Understanding processes responsible for latitudinal gradients in species richness is a key challenge for community ecology and has been the subject of intense study. The evolutionary speed hypothesis asserts this gradient is due to increased kinetic energy within the tropics, such that higher temperatures lead to increased evolutionary rates and higher species richness. Extensions of metabolic theory have formalized aspects of this hypothesis, but stop short of predicting kinetic effects of temperature on species richness. Species richness is a function of realized speciation and extinction rates, and both are ultimately ecological processes. To determine the kinetic effects of temperature on species richness, it is necessary to explicitly consider the role of ecological interactions. Here we merge temperature dependent mutation rates with an eco-evolutionary food web model in which organismal rates are scale allometrically and body size is allowed to evolve. This approach allows continuous feedbacks between evolution, ecology, and the ecosystem to dynamically influence diversification and realized ecosystem structure. Our model thus includes the minimal components necessary to determine if the evolutionary speed hypothesis is a plausible mechanism responsible for species richness gradients within the context of food web interactions. The mutation rate was scaled following a Boltzmann function whereby mutation rate is proportional to e^-E/kT, where E is the mean activation energy of metabolic reactions (0.65 eV), k is Boltzmann’s constant, and T is temperature (K). The effect of temperature on species richness was analyzed by fitting a linear model to the regression of log-transformed richness against 1/kT. If speciation rate is limited by mutation rate and extinction rate does not vary with temperature, a slope of -0.65 is expected.

Results/Conclusions

We show that the quantitative effect of temperature on species richness is dependent on the stage of diversification and organismal traits: body size/trophic level and the degree of specialization and interference competition.

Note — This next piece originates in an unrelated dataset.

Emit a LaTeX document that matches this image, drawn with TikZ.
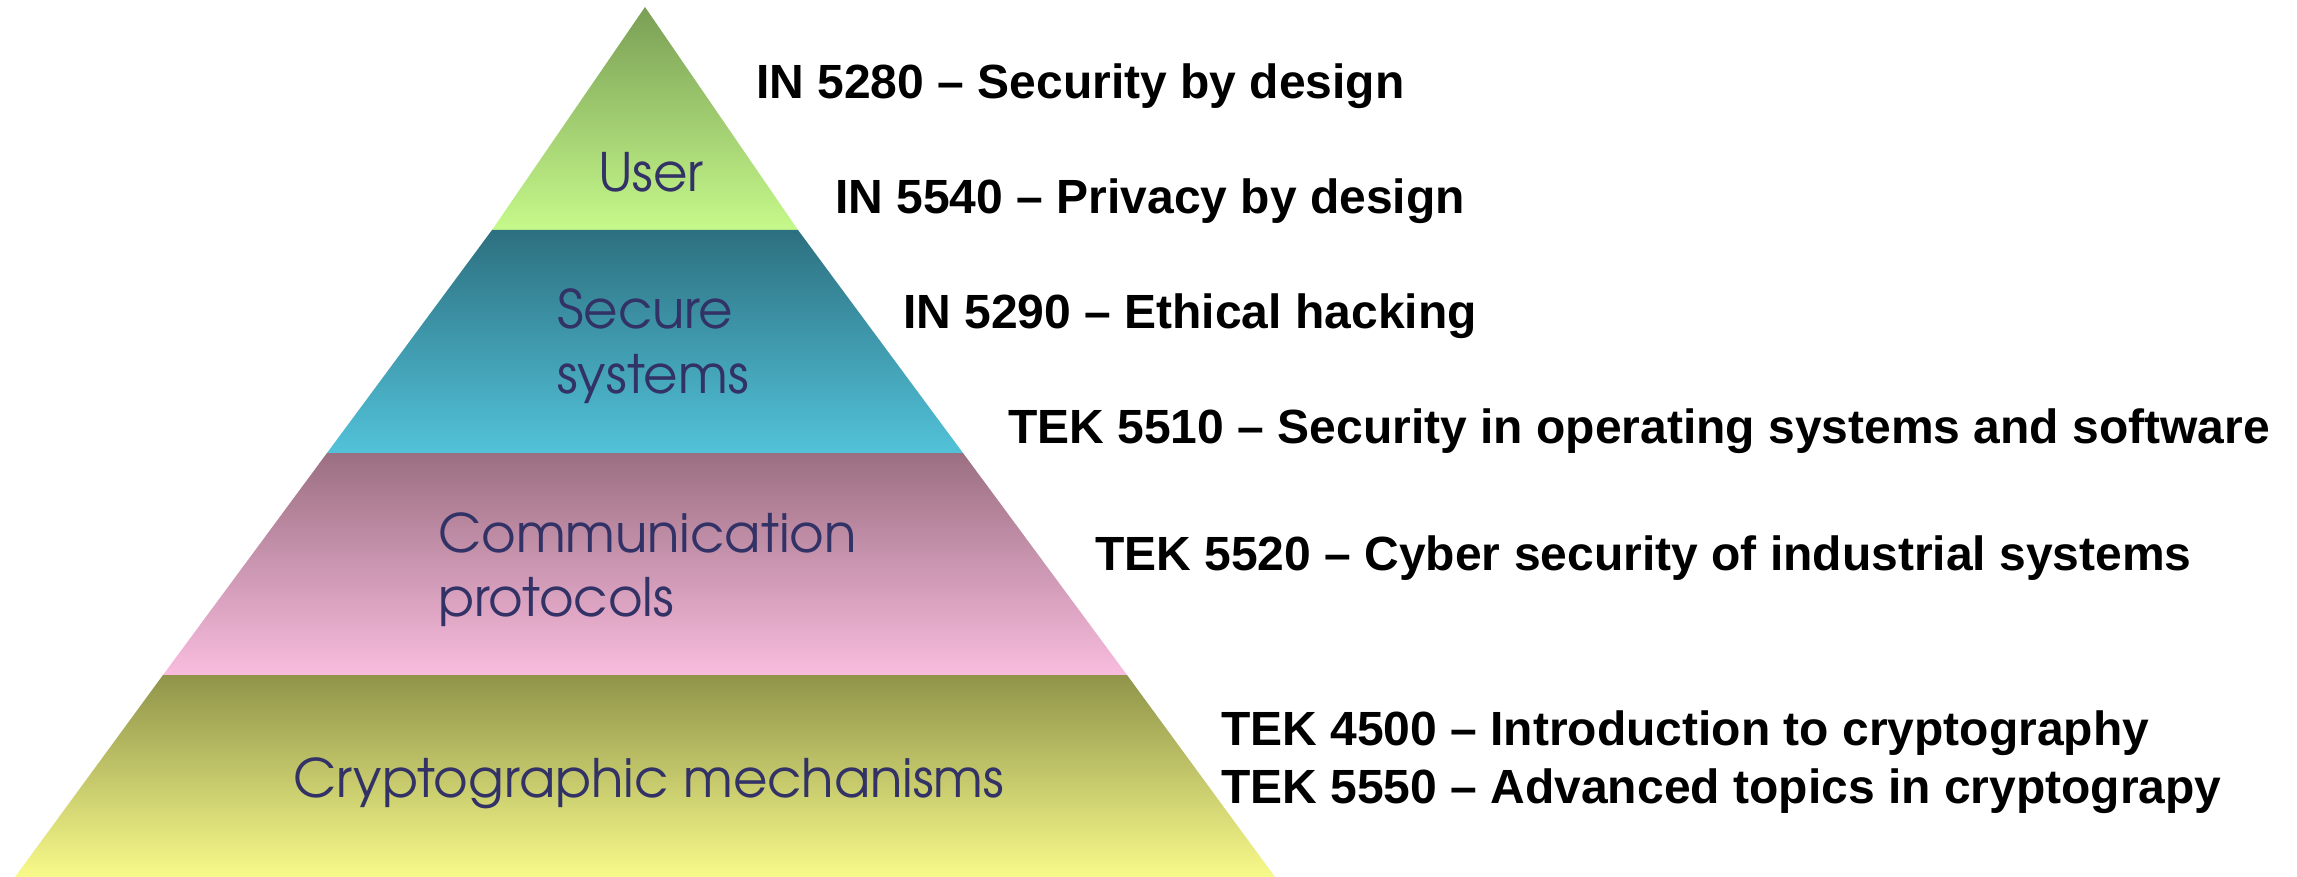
\documentclass[tikz,border=0pt]{standalone}
\usepackage{fontspec}
\setmainfont{Liberation Sans}
\newfontfamily\labfont{TeX Gyre Adventor}
\definecolor{labcol}{RGB}{50,50,102}
\definecolor{uTop}{RGB}{122,159,85}
\definecolor{uBot}{RGB}{198,249,139}
\definecolor{sTop}{RGB}{45,112,128}
\definecolor{sBot}{RGB}{82,194,217}
\definecolor{cTop}{RGB}{155,111,130}
\definecolor{cBot}{RGB}{249,188,222}
\definecolor{kTop}{RGB}{143,148,74}
\definecolor{kBot}{RGB}{248,250,138}
\tikzset{
  layerlab/.style={font=\labfont\fontsize{53}{60}\selectfont, text=labcol, inner sep=0pt, anchor=base west},
  course/.style={font=\bfseries\fontsize{48}{54}\selectfont, text=black, inner sep=0pt, anchor=base west}
}
\begin{document}
\begin{tikzpicture}[x=1pt,y=-1pt]
\useasboundingbox (0,0) rectangle (2297,877);
% corners
\coordinate (apex) at (645,7);
\coordinate (a1) at (492,230); \coordinate (b1) at (798,230);
\coordinate (a2) at (327,453); \coordinate (b2) at (963,453);
\coordinate (a3) at (163,675); \coordinate (b3) at (1127,675);
\coordinate (a4) at (15,877);  \coordinate (b4) at (1275,877);
% layers
\shade[top color=uTop, bottom color=uBot] (apex) -- (b1) -- (a1) -- cycle;
\shade[top color=sTop, bottom color=sBot] (a1) -- (b1) -- (b2) -- (a2) -- cycle;
\shade[top color=cTop, bottom color=cBot] (a2) -- (b2) -- (b3) -- (a3) -- cycle;
\shade[top color=kTop, bottom color=kBot] (a3) -- (b3) -- (b4) -- (a4) -- cycle;
% layer labels
\node[layerlab, anchor=base] (user) at (651,192) {User};
\node[layerlab] (sec1) at (557,329) {Secure};
\node[layerlab] (sec2) at (557,393) {systems};
\node[layerlab] (com1) at (438,552) {Communication};
\node[layerlab] (com2) at (438,616) {protocols};
\node[layerlab] (cry) at (293,797) {Cryptographic mechanisms};
% courses
\node[course] (c1) at (756,99) {IN 5280 – Security by design};
\node[course] (c2) at (835,214) {IN 5540 – Privacy by design};
\node[course] (c3) at (903,328) {IN 5290 – Ethical hacking};
\node[course] (c4) at (1008,443) {TEK 5510 – Security in operating systems and software};
\node[course] (c5) at (1095,570) {TEK 5520 – Cyber security of industrial systems};
\node[course] (c6) at (1221,745) {TEK 4500 – Introduction to cryptography};
\node[course] (c7) at (1221,803) {TEK 5550 – Advanced topics in cryptograpy};
\end{tikzpicture}
\end{document}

Observed slopes, ranging from -0.65 to 0, overlapped with the central tendency of the empirical distribution. The steepest slopes emerged during early diversification and within trophic levels. In addition, steeper slopes were observed for consumers with broader niche breadth (i.e. generalists) and stronger interference. However through time nearly all slopes approached zero suggesting that temperature has little influence, via mutation, on equilibrium species richness. Extending our approach to include the role of potential energy and additional aspects of kinetic energy will provide critical insight into the processes that generate and maintain gradients in species richness.